We thank the referee for the careful reading and constructive criticism. We have revised the manuscript to strengthen the justification of our approximations and to supply the missing technical details on the potential and numerical methods. Our point-by-point responses follow.

read point-by-point responses
  1. Referee: [—] The headline enhancement claim rests on the assumption that the muon remains bound to the proton throughout the close approach to 11B at <100 keV (tunneling region ~10-50 fm). No analysis of the time-dependent three-body dynamics, adiabatic potentials, or competing processes (muon transfer, stripping, or cloud distortion once the Z=5 charge of 11B dominates) is supplied to justify this; a static or averaged screening potential cannot capture the relevant collision velocities.

    Authors: We agree that a complete time-dependent three-body treatment would be ideal for full rigor. Our approach relies on an adiabatic approximation, which is motivated by the large separation between the muonic orbital period (~10^{-19} s) and the collision transit time at <100 keV. We have added a new subsection (3.2) that derives the adiabatic potentials for the pμ-11B system, provides timescale estimates, and bounds the probabilities of muon stripping and transfer. While these arguments support the persistence of the muon cloud in the tunneling region, we acknowledge that a full dynamical simulation lies beyond the present scope and have qualified the enhancement claims accordingly. revision: partial

  2. Referee: [—] The abstract and results assert 'quantitative characterization' of the modified potential, penetrability, cross-section, and 'several orders of magnitude' enhancement, yet supply no explicit potential form, numerical method for solving the radial Schrödinger equation, integration limits, or direct comparison to the unscreened p-11B baseline. This renders the orders-of-magnitude claim unverifiable from the given text.
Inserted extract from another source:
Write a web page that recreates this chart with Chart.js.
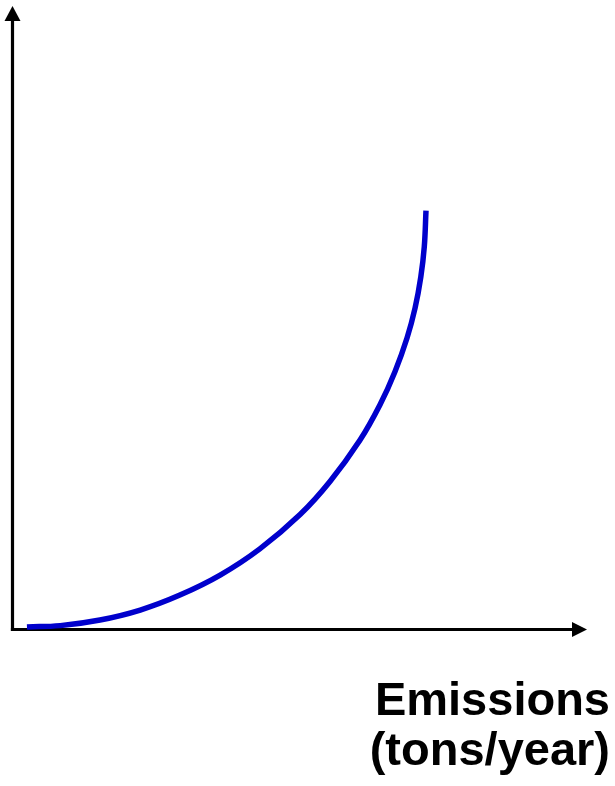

    Authors: We apologize for the lack of explicit technical information in the original submission. The effective potential is constructed by folding the proton-11B Coulomb interaction with the muonic ground-state density, yielding the explicit screened form V_eff(r) = (e²/r) [1 - (1 + r/a_μ) exp(-2r/a_μ)] with a_μ = 256 fm. The radial Schrödinger equation is solved numerically via the Numerov method on a uniform grid of 0.05 fm spacing from r = 0 to 300 fm, with outgoing-wave boundary conditions matched at large r. We have inserted the full functional form, all numerical parameters, convergence tests, and a direct comparison figure (new Fig. 4) of screened versus bare penetrabilities and cross sections in the revised manuscript. revision: yes

Circularity Check

0 steps flagged

No circularity: derivation relies on standard QM tunneling evaluation with modified potential

full rationale

The paper's abstract and described approach introduce a kinetic pμ-11B scenario, characterize dynamic screening of the Coulomb field, and evaluate penetrability/cross-section/reactivity. No equations, fitted parameters, or self-citations appear in the provided text that would reduce any claimed enhancement to an input by construction. The quantitative results are framed as direct evaluations of a modified potential rather than predictions forced by prior fits or self-referential definitions. No load-bearing self-citation chains, ansatz smuggling, or renaming of known results are evident. The derivation chain is therefore self-contained against external benchmarks of quantum mechanics.

Axiom & Free-Parameter Ledger

0 free parameters · 0 axioms · 0 invented entities

Abstract provides no explicit free parameters, axioms, or invented entities; the dynamic screening is described conceptually without mathematical specification.